Kuroda provided consulting services to an investment firm LLC in which he was a non-managing member. He later left the company, started a competing investment firm, and allegedly used investor lists and market strategies from the first company in his own business. Francis Pileggi has provided a compete synopsis of the case here, and Larry Ribstein has commented on the court’s treatment of the fiduciary duty elements of the case here.

 

Kuroda was a party to a consulting agreement with the LLC containing confidentiality provisions. The defendants, however, did not base their trade secret misappropriation claim on the consulting agreement because it would have required arbitration in Japan.
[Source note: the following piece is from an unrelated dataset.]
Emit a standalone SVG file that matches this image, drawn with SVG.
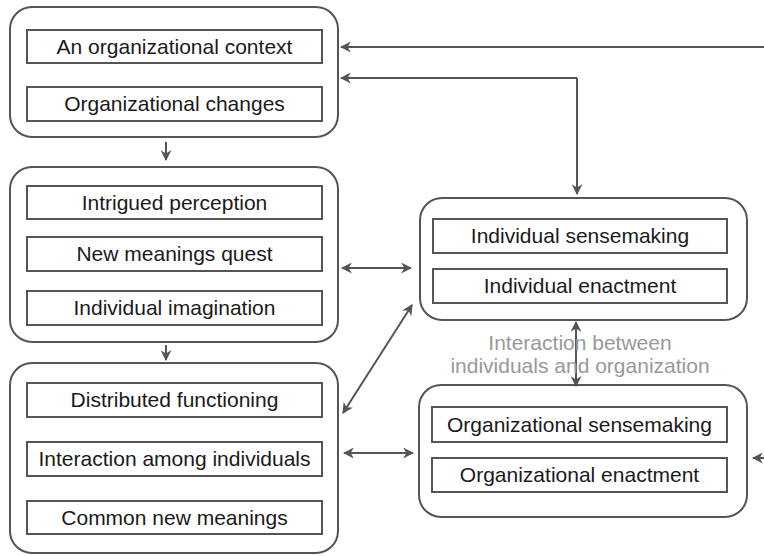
<svg xmlns="http://www.w3.org/2000/svg" width="764" height="556" viewBox="0 0 764 556">
<style>
.outer{fill:#fff;stroke:#555;stroke-width:2}
.inner{fill:#fff;stroke:#555;stroke-width:2}
.t{font-family:"Liberation Sans",Arial,sans-serif;font-size:21px;fill:#1a1a1a;text-anchor:middle}
.lbl{font-family:"Liberation Sans",Arial,sans-serif;font-size:21px;fill:#999;text-anchor:middle}
.c{fill:none;stroke:#555;stroke-width:2}
</style>
<defs>
<marker id="ah" viewBox="0 0 10 10" refX="9" refY="5" markerWidth="5.5" markerHeight="5.5" orient="auto-start-reverse" markerUnits="strokeWidth">
<path d="M0,0 L10,5 L0,10 L3,5 Z" fill="#555"/>
</marker>
</defs>
<rect width="764" height="556" fill="#fff"/>
<g id="context">
<rect class="outer" x="10" y="7" width="328" height="130" rx="22"/>
<rect class="inner" x="27" y="30" width="295" height="33"/>
<text class="t" x="174.5" y="54">An organizational context</text>
<rect class="inner" x="27" y="87" width="295" height="34"/>
<text class="t" x="174.5" y="111">Organizational changes</text>
</g>
<g id="individual-left">
<rect class="outer" x="10" y="167" width="328" height="175" rx="22"/>
<rect class="inner" x="27" y="186" width="295" height="33"/>
<text class="t" x="174.5" y="210">Intrigued perception</text>
<rect class="inner" x="27" y="237" width="295" height="34"/>
<text class="t" x="174.5" y="261">New meanings quest</text>
<rect class="inner" x="27" y="291" width="295" height="34"/>
<text class="t" x="174.5" y="315">Individual imagination</text>
</g>
<g id="collective-left">
<rect class="outer" x="10" y="363" width="328" height="190" rx="22"/>
<rect class="inner" x="27" y="383" width="295" height="34"/>
<text class="t" x="174.5" y="407">Distributed functioning</text>
<rect class="inner" x="27" y="442" width="295" height="34"/>
<text class="t" x="174.5" y="466">Interaction among individuals</text>
<rect class="inner" x="27" y="501" width="295" height="33"/>
<text class="t" x="174.5" y="525">Common new meanings</text>
</g>
<g id="individual-right">
<rect class="outer" x="420" y="198" width="327" height="122" rx="22"/>
<rect class="inner" x="433" y="219" width="294" height="34"/>
<text class="t" x="580" y="243">Individual sensemaking</text>
<rect class="inner" x="433" y="269" width="294" height="34"/>
<text class="t" x="580" y="293">Individual enactment</text>
</g>
<g id="organizational-right">
<rect class="outer" x="419" y="385" width="328" height="132" rx="22"/>
<rect class="inner" x="432" y="407" width="295" height="35"/>
<text class="t" x="579.5" y="432">Organizational sensemaking</text>
<rect class="inner" x="432" y="458" width="295" height="34"/>
<text class="t" x="579.5" y="482">Organizational enactment</text>
</g>
<g id="connectors">
<path class="c" d="M764,47 H341" marker-end="url(#ah)"/>
<path class="c" d="M577,78 V194" marker-end="url(#ah)"/>
<path class="c" d="M577,78 H341" marker-end="url(#ah)"/>
<path class="c" d="M166,142 V160" marker-end="url(#ah)"/>
<path class="c" d="M166,345 V360" marker-end="url(#ah)"/>
<path class="c" d="M342,268 H411" marker-start="url(#ah)" marker-end="url(#ah)"/>
<path class="c" d="M343,413 L412,305" marker-start="url(#ah)" marker-end="url(#ah)"/>
<path class="c" d="M344,453 H413" marker-start="url(#ah)" marker-end="url(#ah)"/>
<path class="c" d="M576,322 V386" marker-start="url(#ah)" marker-end="url(#ah)"/>
<path class="c" d="M764,458 H753" marker-end="url(#ah)"/>
</g>
<g id="label">
<text class="lbl" x="580" y="350">Interaction between</text>
<text class="lbl" x="580" y="373">individuals and organization</text>
</g>
</svg>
The defendants instead argued that the LLC agreement’s implied covenant of good faith and fair dealing imposed a confidentiality obligation on Kuroda.

 

The court described the implied covenant of good faith and fair dealing as inhering in every contract, and requiring a contract party to refrain from arbitrary or unreasonable conduct that would prevent the other party to the contract from receiving the “fruits of the bargain.” Kuroda, 2010 Del. Ch. LEXIS 57, at *39. The court noted that the implied covenant does not constitute a free-floating duty on contracting parties, but instead is used to ensure that the parties’ reasonable expectations are fulfilled. The implied covenant has a narrow purpose and is therefore only rarely invoked successfully. Kuroda, 2010 Del. Ch. LEXIS 57, at *39, 40.

 

The court refused to invoke the implied covenant of good faith and fair dealing to create a confidentiality obligation in the LLC agreement. Noting that the defendants used confidentiality provisions in other documents related to the LLC, but not in the LLC agreement itself, the court said “any use of the implied covenant to insert a contractual duty of confidentiality into the LLC Agreement would be an override of the express terms of that agreement.” Kuroda, 2010 Del. Ch. LEXIS 57, at *40, 41.

  

An LLC manager seeking to prevent a member from disclosing or using the LLC’s information might wonder whether state trade secret law would impose a duty of confidentiality on the member. In most states the Uniform Trade Secrets Act (USTA) will apply. (According to the National Conference of Commissioners on Uniform State Laws, 47 states have adopted the USTA.)

 

Business people often think that any private or semi-private information about an LLC, its members or its business is legally protected. The USTA does not reach that far, however. For there to be an actionable misappropriation under the USTA, the member must have acquired the information by improper means, or acquired the information under circumstances giving rise to a duty to maintain its secrecy or limit its use. Del. Code Ann. tit. 6, § 2001. A non-managing LLC member may have been legitimately exposed to the LLC’s information, or may have obtained the information from the LLC by making a request under the state statute, and without a contractual commitment there will not be a duty. The result is different if the member is a manager, because then the manager’s fiduciary obligations will create a duty to not disclose the LLC’s information.

 

Even if the member is a managing member, not all LLC information will be a protectable trade secret. To be a trade secret under the USTA, the information must derive independent economic value from not being generally known to, and not being readily ascertainable by proper means by, other persons who can obtain economic value from its disclosure or use. It must also be the subject of efforts that are reasonable under the circumstance to maintain its secrecy. Id.

 

So, trade secret law may not protect the LLC’s information unless the members have a contractual obligation not to disclose or use the information. And the Kuroda case underscores the need for express confidentiality provisions in the LLC agreement. Lawyers who assist clients in the formation of LLCs should consider adding confidentiality provisions to their LLC checklists and form agreements.